> **Brief**: Every line from the one holding "What Plotly code" through the one holding "y_ticks = [0, 5, 10, 15, 20, 25, 30, 35, 40]" should be returned exactly, both included; the pictures should not.

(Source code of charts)
━━━━━━━━━━
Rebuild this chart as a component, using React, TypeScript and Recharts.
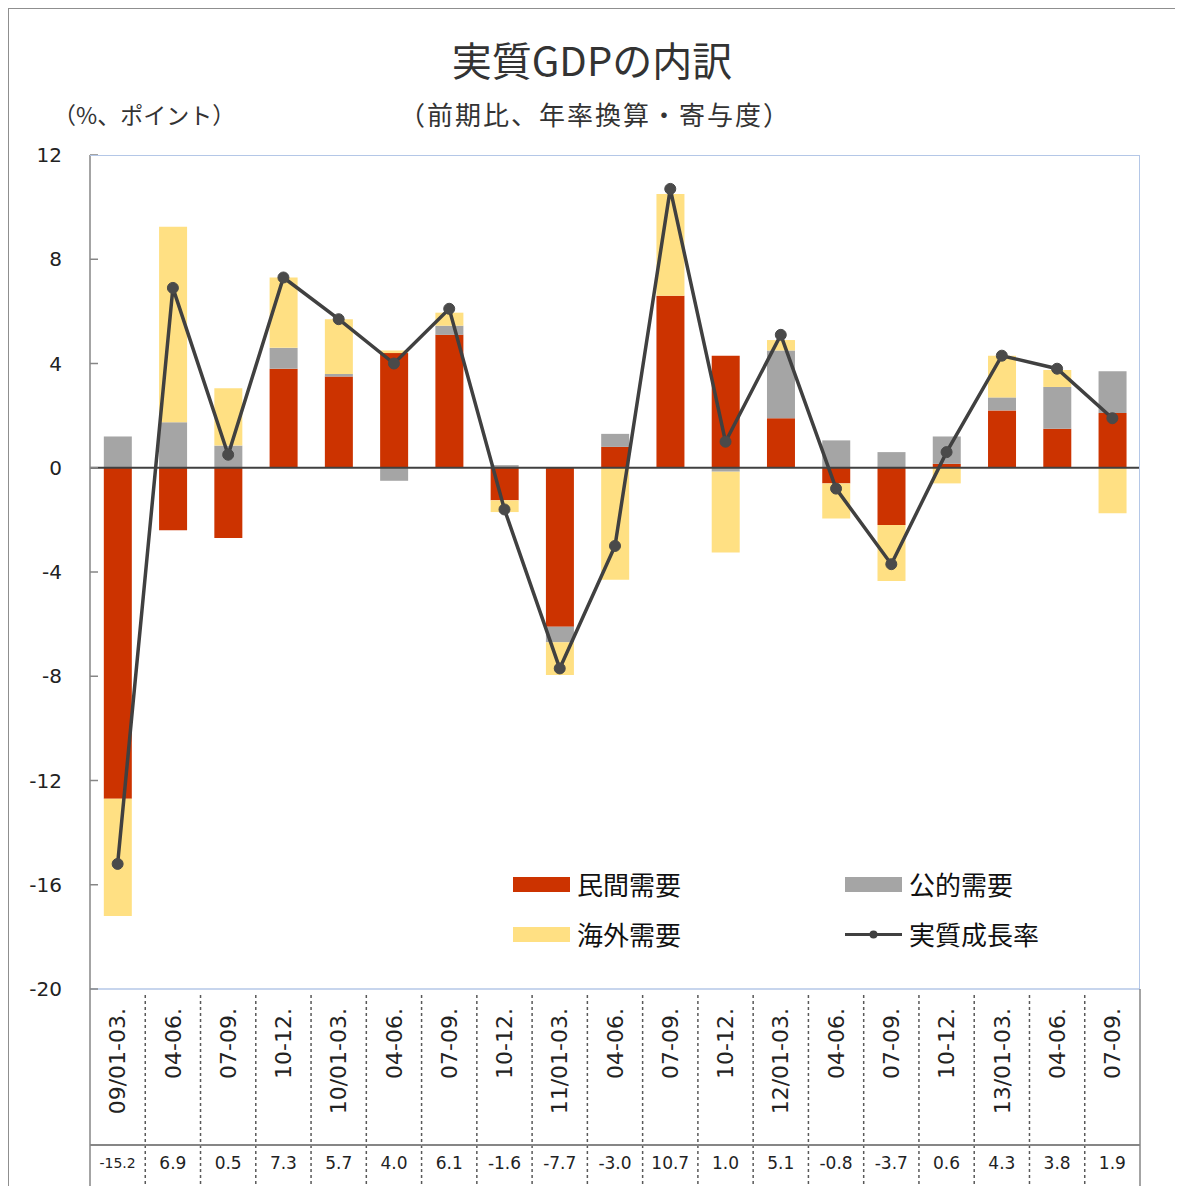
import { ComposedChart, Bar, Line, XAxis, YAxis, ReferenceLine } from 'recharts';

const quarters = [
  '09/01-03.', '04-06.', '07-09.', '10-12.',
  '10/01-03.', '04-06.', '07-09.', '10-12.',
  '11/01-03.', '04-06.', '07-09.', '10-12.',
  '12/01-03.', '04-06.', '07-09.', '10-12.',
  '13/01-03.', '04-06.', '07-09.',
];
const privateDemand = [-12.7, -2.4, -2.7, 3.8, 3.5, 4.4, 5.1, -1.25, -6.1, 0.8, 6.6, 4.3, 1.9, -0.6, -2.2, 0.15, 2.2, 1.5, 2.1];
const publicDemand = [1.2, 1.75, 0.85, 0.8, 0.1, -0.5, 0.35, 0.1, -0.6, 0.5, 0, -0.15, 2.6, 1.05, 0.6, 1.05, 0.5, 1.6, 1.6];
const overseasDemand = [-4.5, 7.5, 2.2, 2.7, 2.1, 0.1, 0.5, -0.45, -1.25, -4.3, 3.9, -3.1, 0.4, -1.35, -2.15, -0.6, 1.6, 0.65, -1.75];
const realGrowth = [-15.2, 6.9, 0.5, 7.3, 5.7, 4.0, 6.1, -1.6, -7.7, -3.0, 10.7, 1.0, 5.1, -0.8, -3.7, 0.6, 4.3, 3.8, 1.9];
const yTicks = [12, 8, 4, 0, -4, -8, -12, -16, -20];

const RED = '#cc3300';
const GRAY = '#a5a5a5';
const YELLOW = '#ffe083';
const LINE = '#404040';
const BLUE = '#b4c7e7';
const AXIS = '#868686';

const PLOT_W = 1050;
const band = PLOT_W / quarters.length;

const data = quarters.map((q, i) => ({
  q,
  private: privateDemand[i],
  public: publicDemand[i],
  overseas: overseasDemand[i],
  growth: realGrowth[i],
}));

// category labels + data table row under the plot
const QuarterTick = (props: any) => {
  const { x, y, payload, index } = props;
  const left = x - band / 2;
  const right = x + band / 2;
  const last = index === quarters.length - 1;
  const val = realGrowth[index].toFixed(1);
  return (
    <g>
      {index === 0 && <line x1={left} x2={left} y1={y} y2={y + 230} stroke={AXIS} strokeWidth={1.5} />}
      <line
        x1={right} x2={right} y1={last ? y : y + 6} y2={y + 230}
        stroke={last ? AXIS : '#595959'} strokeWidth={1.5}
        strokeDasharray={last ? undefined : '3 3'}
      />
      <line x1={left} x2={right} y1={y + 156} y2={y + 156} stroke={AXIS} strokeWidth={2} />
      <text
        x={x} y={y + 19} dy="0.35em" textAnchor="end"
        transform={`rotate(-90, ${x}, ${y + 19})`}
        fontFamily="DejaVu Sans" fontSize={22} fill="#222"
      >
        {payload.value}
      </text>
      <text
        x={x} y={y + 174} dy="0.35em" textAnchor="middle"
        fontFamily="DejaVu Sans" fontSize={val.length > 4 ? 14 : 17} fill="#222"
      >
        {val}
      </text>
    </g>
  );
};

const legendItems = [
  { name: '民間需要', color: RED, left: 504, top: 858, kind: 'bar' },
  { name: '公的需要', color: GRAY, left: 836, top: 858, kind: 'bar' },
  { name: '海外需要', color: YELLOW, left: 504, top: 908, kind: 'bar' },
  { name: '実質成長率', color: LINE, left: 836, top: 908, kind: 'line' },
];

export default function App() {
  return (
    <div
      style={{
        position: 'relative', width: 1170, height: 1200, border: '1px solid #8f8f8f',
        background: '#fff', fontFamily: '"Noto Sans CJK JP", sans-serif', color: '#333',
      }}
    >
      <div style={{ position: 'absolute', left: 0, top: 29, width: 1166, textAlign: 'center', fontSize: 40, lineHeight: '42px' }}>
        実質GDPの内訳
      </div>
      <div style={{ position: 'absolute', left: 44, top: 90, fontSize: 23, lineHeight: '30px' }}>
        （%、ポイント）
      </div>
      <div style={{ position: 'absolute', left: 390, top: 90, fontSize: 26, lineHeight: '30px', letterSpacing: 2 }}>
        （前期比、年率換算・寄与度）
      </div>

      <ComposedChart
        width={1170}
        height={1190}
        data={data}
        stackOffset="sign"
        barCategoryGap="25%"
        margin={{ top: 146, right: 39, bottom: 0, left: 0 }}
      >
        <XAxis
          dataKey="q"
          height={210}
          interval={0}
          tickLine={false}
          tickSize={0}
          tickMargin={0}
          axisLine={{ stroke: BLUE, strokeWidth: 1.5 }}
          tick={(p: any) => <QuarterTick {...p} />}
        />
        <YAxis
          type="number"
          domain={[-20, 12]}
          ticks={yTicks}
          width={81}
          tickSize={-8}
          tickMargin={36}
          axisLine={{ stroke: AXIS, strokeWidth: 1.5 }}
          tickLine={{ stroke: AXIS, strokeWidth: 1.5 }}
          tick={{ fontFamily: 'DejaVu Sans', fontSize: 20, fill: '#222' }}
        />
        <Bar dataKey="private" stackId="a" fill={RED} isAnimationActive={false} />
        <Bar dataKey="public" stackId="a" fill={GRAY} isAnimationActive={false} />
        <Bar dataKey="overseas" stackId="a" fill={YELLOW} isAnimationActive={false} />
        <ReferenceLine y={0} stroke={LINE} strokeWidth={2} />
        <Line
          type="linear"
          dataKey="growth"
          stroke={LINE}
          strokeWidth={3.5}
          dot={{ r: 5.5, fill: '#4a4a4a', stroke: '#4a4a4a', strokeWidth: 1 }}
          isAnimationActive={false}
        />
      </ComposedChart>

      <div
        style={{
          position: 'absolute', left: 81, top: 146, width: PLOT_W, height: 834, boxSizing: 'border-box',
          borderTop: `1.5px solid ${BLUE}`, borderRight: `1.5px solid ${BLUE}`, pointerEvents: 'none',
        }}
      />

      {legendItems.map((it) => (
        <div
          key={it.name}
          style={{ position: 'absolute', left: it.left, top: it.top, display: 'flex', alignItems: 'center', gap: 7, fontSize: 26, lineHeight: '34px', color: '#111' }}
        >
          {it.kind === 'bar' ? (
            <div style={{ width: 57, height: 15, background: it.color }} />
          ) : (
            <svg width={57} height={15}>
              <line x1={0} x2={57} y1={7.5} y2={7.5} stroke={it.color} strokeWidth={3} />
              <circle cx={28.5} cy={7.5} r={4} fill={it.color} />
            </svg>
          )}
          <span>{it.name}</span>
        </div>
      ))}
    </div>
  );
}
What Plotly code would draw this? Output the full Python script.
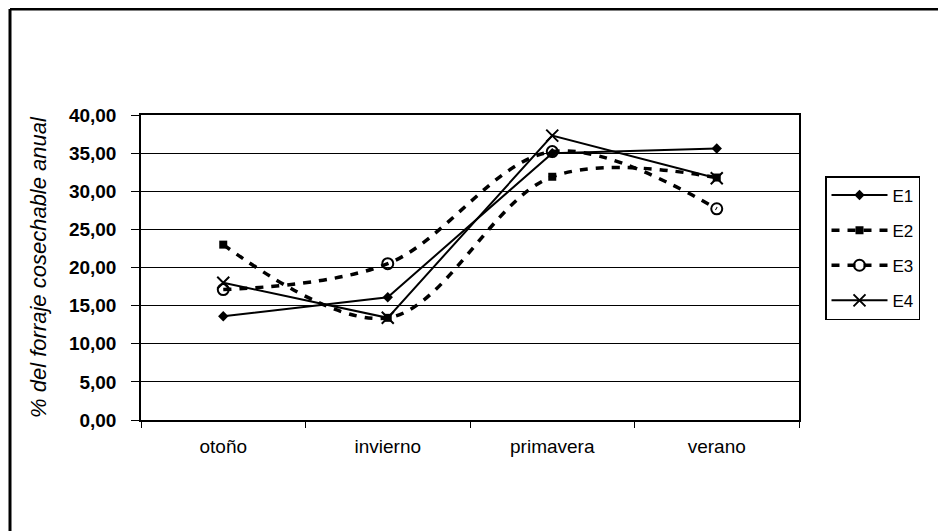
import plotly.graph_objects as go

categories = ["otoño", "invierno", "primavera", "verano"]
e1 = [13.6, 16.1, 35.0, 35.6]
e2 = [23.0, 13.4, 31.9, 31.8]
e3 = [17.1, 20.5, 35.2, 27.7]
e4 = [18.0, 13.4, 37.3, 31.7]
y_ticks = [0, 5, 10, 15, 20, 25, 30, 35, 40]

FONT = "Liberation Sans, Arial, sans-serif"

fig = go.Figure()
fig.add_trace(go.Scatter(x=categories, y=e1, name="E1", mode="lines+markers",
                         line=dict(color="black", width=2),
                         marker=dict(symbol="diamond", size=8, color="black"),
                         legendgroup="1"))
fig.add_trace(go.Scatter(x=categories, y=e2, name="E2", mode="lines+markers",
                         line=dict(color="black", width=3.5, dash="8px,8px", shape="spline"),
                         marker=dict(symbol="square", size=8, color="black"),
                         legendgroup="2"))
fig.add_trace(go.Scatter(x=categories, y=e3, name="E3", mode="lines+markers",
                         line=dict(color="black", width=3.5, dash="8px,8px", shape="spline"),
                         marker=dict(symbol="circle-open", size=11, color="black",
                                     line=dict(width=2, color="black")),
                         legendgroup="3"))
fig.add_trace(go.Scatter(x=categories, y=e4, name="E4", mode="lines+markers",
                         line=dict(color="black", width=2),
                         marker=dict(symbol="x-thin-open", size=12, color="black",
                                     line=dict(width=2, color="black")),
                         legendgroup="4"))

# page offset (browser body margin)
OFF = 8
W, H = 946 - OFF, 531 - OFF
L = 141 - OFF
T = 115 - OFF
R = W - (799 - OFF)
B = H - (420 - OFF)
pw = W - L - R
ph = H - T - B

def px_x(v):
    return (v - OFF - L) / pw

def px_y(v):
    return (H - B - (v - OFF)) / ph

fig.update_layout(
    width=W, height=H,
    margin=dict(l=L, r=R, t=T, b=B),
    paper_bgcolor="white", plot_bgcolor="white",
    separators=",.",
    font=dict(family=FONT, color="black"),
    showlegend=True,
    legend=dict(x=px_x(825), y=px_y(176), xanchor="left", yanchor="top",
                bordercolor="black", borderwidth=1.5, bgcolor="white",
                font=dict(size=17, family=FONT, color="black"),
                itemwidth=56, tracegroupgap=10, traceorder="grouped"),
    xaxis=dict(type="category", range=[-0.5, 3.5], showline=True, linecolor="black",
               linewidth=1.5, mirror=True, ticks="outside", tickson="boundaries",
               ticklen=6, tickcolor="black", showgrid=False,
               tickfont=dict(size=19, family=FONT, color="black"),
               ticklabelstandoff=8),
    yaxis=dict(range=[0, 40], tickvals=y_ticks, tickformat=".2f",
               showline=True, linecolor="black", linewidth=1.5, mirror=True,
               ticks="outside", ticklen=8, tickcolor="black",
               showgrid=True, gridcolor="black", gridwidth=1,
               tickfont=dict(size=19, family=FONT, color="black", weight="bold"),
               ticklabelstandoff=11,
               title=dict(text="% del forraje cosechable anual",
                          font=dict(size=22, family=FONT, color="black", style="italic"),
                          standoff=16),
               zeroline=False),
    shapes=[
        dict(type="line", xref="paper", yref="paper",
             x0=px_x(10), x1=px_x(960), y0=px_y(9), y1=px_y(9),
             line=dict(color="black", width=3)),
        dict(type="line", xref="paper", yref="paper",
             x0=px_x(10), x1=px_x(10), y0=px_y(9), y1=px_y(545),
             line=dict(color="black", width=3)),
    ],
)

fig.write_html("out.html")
━━━━━━━━━━
> **The output**:
What Plotly code would draw this? Output the full Python script.
import plotly.graph_objects as go

categories = ["otoño", "invierno", "primavera", "verano"]
e1 = [13.6, 16.1, 35.0, 35.6]
e2 = [23.0, 13.4, 31.9, 31.8]
e3 = [17.1, 20.5, 35.2, 27.7]
e4 = [18.0, 13.4, 37.3, 31.7]
y_ticks = [0, 5, 10, 15, 20, 25, 30, 35, 40]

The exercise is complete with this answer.